Beebe Medical Center President Jeff Fried said the hospital sets high goals. “That's why we're exceptional,” he said. “And it's the people who work here on the front lines and their ideas that let us score so well in independent reviews.” Fried said Healthgrades, a national hospital rating firm headquartered in Denver, awarded Beebe more five-star ratings in the past 12 months for various departments and procedures than were awarded to any other hospital in Delaware.

More evidence of the level of day-in and day-out activity at Beebe surfaced during the banquet. Andrea Newberry, in charge of outpatient scheduling for the medical center, said her department receives an average of 300 calls per day for services, 7,000 per month.
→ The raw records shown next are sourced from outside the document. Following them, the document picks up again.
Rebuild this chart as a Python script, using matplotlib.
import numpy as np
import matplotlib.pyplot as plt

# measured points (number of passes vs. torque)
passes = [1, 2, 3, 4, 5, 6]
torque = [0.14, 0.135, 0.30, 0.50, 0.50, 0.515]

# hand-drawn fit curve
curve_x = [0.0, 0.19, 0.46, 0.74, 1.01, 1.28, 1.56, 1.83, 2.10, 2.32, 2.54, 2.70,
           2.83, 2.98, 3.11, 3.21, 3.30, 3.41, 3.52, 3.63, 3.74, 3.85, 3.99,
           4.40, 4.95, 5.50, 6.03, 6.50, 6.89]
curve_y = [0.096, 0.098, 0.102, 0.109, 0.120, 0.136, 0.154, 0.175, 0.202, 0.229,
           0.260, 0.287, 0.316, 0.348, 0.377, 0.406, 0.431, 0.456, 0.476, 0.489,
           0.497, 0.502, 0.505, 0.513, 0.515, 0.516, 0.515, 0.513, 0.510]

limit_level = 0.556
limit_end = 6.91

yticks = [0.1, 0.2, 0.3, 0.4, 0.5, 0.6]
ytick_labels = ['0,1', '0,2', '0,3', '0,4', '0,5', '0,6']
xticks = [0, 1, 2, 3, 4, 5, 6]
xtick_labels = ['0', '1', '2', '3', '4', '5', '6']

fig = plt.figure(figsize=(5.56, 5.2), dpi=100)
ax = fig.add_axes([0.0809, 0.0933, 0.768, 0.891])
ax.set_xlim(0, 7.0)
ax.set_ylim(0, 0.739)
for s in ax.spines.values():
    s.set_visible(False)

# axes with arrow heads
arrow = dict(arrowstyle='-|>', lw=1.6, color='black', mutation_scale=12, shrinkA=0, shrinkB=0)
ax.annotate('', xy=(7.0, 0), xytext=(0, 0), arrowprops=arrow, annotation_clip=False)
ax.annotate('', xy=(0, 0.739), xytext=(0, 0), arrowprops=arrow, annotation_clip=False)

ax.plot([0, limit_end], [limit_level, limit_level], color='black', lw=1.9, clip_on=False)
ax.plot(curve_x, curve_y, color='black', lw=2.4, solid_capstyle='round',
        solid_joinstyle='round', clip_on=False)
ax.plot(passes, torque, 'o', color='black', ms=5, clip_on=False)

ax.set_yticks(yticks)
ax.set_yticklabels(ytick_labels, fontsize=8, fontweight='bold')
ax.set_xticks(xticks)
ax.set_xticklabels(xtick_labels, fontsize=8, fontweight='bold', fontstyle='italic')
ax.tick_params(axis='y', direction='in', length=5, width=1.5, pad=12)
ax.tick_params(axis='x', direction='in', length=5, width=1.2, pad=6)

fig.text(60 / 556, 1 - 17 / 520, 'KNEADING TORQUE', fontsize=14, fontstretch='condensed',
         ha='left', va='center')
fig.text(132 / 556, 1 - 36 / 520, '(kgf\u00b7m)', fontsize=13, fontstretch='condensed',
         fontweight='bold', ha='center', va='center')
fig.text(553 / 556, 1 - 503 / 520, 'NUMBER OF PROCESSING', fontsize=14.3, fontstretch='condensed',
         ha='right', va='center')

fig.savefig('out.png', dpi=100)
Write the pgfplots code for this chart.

Jerry Smith, in charge of central purchasing for the center, said his department handles about 17,000 transactions per month, 200,000 per year. “We often tell hospital employees, if you used something in the hospital today, we're the ones who ordered it. Our job is to have the right products in the right place at the right time.”

Wettest October ever for Delaware

Jeff Masters, founder of the Wunderground weather site, writes a regular blog that is very informative. In his blog last Friday, Masters reported that October 2012 was the wettest October on record for Delaware. That followed one of the hottest summers on record for the whole country which, he said, will ultimately make 2012 one of the hottest years on record. In Sussex County, largely due to Superstorm Sandy, total rainfall for the month, recorded in Georgetown, was 5.83 inches. As much as that was, we are still about 10 inches of rainfall behind normal for this time of the year.

A pair of dedicated Rotarians

Jim Gullborg and Paul Abrams, both of Broomall, Pa., attended the Lewes-Rehoboth Rotary meeting at Irish Eyes in Lewes last Monday night. You'd be hard-pressed to find two people more dedicated to this service organization that meets weekly, with a few holiday exceptions. Gullborg, 87, has recorded perfect attendance - at his own club's meetings and with other clubs across the country - for 60 years. Abrams, 75, has perfect attendance for the past 35 years. “I keep trying to catch him,” said Abrams, who has attended meetings in locations as far away as Lithuania to keep his streak alive.

Gullborg said he has attended meetings as far away as Pearl Harbor. “The most interesting was one in Manhattan,” said Gullborg.

“There were so many people there involved with the United Nations, I was the only American at the table.”